First, at the request of federal Rep. John Boehner, current speaker of the U.S. House, HJR 11 related to congressional redistricting was shelved. Second, a serious bipartisan effort began to improve HJR 12, related to state legislative redistricting.

“Much to my surprise, I was invited to serve as one of the five negotiators who crafted this very complex reform package,” Gunther said. Other negotiators included Rep. Vernon Sykes (D-Akron), House Minority Counsel Sarah Cherry, Republican former Sen. Jeff Jacobson, and House Majority Counsel Mike Lenzo.

After the resolution passed the House, 81-7, Senate Majority Counsel Frank Strigari and the Senate Minority Counsel Pavan Parikh joined the negotiating team.

“We met behind closed doors for a total of 38 hours in negotiating substantial number of major changes in HJR 12,” Gunther said.

Negotiations often ran late into the night, culminating in a dramatic late night session in which the resolution was approved by the Senate, 28-1, at 4 a.m. – “although my direct involvement in that final negotiating session ended mercifully at 11:20,” Gunther said.

As passed, HJR 12 would add two legislators – one from each party – to the Apportionment Board.

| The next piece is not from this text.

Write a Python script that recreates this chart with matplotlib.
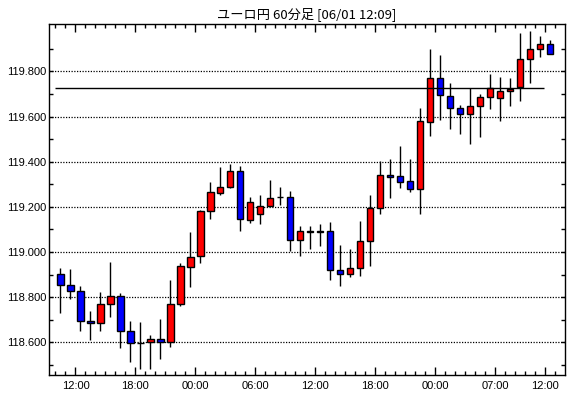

Four votes, including at least two from the minority party, would be needed to approve a redistricting map. A map that didn’t get minority support could still go into effect, but only for four years instead of 10.

The resolution also sets rules to respect geographical boundaries and political subdivisions. Maps could not be drawn primarily to favor one party, and the proportion of districts leaning to each party must resemble the state’s preferences in recent elections.

Gunther calls HJR 12 a good reform. “I was able to include in the text of HJR 12 many important provisions that we developed in preparation for our (2012) initiative. Foremost among these is the inclusion of a ‘representational fairness’ criterion that had never before been included in the Ohio Constitution,” he said. “I regard it as a very strong step towards partisan fairness and improving the quality of democracy in Ohio.”